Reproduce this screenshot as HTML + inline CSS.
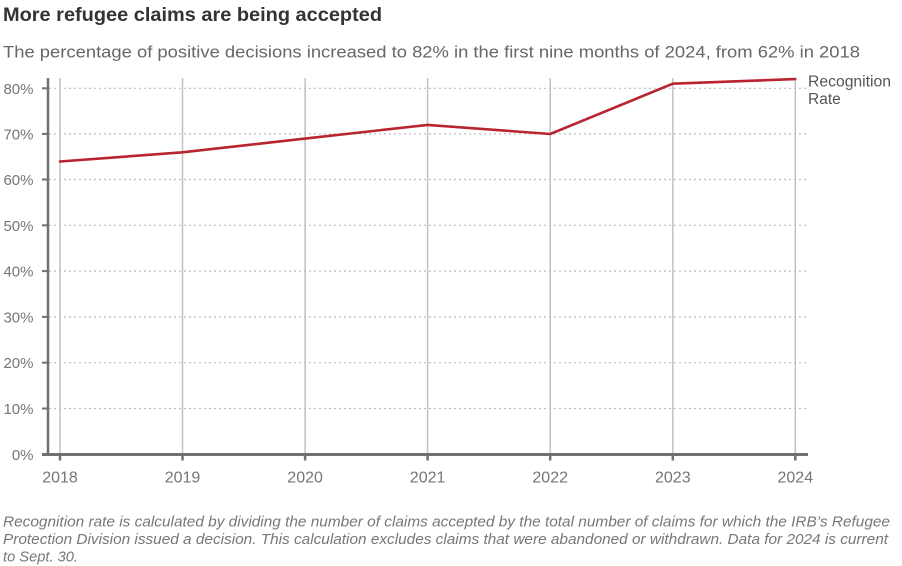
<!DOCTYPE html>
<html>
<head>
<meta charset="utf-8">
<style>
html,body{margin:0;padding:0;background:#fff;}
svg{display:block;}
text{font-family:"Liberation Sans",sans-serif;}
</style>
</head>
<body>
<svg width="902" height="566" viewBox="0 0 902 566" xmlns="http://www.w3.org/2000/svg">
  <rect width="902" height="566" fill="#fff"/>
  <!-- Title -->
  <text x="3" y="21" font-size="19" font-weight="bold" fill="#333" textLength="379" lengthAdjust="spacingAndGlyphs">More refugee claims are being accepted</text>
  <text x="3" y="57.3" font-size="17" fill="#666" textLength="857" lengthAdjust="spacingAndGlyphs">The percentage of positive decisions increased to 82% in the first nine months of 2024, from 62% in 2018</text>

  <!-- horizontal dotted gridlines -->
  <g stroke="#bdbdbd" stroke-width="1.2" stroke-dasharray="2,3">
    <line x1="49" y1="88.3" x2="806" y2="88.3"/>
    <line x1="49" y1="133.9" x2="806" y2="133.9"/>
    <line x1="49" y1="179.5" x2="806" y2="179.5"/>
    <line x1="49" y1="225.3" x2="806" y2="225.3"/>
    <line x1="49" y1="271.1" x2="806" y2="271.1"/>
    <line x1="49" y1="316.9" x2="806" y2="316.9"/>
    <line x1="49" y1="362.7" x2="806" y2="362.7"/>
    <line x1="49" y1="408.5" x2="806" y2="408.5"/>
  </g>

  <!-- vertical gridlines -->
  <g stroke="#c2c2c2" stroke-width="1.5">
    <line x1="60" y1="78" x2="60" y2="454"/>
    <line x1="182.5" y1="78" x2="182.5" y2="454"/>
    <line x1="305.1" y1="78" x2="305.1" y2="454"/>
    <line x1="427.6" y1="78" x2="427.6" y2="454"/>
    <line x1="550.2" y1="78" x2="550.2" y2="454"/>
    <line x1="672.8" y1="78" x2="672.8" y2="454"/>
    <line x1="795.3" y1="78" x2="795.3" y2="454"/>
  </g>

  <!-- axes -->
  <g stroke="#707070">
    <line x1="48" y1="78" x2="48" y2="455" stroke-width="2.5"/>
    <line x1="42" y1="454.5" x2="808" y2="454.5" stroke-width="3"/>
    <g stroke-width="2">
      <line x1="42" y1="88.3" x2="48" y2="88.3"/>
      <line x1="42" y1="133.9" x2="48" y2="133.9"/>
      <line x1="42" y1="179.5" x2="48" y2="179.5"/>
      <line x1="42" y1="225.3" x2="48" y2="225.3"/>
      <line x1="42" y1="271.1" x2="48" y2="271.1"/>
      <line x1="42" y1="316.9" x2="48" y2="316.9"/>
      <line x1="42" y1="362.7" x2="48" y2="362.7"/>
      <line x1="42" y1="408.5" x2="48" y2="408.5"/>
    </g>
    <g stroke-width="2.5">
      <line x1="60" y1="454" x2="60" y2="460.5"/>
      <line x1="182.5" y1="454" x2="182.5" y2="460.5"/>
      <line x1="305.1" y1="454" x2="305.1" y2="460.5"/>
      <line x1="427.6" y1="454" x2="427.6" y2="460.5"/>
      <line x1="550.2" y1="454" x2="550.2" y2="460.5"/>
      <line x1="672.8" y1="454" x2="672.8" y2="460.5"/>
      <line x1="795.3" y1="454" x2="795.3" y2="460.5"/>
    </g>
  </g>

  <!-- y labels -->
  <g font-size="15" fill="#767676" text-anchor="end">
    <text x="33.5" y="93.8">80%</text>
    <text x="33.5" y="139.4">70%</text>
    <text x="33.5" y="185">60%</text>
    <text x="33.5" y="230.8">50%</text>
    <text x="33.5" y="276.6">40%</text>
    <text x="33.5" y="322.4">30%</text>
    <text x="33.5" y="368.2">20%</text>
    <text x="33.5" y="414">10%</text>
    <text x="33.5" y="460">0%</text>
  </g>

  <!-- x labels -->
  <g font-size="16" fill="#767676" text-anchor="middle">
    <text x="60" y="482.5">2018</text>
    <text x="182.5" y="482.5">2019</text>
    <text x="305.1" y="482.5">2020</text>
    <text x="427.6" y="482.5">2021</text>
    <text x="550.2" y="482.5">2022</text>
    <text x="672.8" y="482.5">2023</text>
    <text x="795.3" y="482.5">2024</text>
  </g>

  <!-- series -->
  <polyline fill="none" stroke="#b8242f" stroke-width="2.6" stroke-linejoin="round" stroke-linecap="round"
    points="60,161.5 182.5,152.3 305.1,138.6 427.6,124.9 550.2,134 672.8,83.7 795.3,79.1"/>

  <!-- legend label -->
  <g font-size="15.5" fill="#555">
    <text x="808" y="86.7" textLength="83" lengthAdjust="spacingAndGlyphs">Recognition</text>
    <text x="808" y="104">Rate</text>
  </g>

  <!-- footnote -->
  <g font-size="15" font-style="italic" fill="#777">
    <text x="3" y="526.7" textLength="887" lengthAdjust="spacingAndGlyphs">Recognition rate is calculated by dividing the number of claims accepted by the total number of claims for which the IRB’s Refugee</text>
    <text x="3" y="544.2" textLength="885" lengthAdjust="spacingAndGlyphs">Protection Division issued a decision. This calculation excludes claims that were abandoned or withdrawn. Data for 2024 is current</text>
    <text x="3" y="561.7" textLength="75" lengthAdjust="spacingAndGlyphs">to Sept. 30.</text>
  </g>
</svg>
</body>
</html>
* * *
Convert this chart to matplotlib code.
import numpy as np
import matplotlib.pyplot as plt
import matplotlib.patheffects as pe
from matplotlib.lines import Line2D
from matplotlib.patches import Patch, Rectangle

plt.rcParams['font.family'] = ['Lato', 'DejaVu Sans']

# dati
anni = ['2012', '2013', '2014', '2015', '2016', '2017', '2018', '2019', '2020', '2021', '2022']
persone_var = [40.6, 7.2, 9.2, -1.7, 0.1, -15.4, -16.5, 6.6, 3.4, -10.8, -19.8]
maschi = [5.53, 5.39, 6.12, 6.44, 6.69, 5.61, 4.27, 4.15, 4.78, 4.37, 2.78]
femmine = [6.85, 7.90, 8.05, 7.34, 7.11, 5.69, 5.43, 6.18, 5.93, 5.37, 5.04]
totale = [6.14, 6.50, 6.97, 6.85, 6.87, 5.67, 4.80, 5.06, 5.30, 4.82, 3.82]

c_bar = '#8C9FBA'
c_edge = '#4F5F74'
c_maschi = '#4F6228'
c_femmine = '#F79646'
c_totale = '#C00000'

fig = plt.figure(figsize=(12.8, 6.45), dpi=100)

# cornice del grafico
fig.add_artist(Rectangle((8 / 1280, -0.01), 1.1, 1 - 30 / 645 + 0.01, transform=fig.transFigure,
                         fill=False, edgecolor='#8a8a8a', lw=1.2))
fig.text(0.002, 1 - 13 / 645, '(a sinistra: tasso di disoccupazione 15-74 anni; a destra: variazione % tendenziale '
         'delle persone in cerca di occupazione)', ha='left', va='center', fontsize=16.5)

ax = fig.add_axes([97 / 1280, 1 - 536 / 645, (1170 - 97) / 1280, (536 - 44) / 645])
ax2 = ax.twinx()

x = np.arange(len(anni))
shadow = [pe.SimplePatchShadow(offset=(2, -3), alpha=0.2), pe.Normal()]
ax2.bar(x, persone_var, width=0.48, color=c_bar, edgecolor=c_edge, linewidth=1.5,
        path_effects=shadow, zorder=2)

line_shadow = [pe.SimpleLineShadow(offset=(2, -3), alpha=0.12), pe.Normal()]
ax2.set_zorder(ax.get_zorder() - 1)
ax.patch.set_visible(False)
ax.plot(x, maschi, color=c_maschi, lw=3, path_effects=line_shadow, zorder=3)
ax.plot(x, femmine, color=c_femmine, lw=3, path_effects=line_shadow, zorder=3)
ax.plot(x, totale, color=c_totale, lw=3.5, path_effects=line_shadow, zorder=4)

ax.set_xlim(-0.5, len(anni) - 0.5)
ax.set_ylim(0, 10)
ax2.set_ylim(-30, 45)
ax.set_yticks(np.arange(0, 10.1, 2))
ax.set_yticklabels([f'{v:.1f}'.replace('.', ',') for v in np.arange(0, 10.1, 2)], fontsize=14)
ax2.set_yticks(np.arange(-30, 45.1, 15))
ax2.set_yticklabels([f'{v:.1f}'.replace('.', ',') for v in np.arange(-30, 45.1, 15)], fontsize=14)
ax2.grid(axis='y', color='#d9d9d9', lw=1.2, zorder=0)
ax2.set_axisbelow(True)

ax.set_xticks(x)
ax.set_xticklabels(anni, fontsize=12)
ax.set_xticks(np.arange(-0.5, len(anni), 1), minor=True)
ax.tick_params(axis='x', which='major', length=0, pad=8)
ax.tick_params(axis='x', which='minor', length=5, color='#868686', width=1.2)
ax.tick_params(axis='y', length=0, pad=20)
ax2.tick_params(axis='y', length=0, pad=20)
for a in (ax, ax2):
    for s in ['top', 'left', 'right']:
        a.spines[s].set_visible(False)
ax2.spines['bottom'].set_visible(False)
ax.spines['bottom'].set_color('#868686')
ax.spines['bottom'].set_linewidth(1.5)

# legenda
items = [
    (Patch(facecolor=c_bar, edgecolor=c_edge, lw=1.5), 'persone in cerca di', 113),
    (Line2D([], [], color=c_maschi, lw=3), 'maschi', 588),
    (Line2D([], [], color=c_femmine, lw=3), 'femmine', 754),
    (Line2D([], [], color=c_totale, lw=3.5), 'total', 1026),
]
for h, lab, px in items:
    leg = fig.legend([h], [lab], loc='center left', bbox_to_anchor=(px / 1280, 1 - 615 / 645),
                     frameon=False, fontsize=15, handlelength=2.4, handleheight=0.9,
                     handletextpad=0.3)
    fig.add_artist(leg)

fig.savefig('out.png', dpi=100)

• [Your goal]:
Above are the records. Copy word for word only their lines from the one holding "Reproduce this screenshot" through the one holding "62% in 2018</text>", both included, and skip the images.

• [Response to this task]:
Reproduce this screenshot as HTML + inline CSS.
<!DOCTYPE html>
<html>
<head>
<meta charset="utf-8">
<style>
html,body{margin:0;padding:0;background:#fff;}
svg{display:block;}
text{font-family:"Liberation Sans",sans-serif;}
</style>
</head>
<body>
<svg width="902" height="566" viewBox="0 0 902 566" xmlns="http://www.w3.org/2000/svg">
  <rect width="902" height="566" fill="#fff"/>
  <!-- Title -->
  <text x="3" y="21" font-size="19" font-weight="bold" fill="#333" textLength="379" lengthAdjust="spacingAndGlyphs">More refugee claims are being accepted</text>
  <text x="3" y="57.3" font-size="17" fill="#666" textLength="857" lengthAdjust="spacingAndGlyphs">The percentage of positive decisions increased to 82% in the first nine months of 2024, from 62% in 2018</text>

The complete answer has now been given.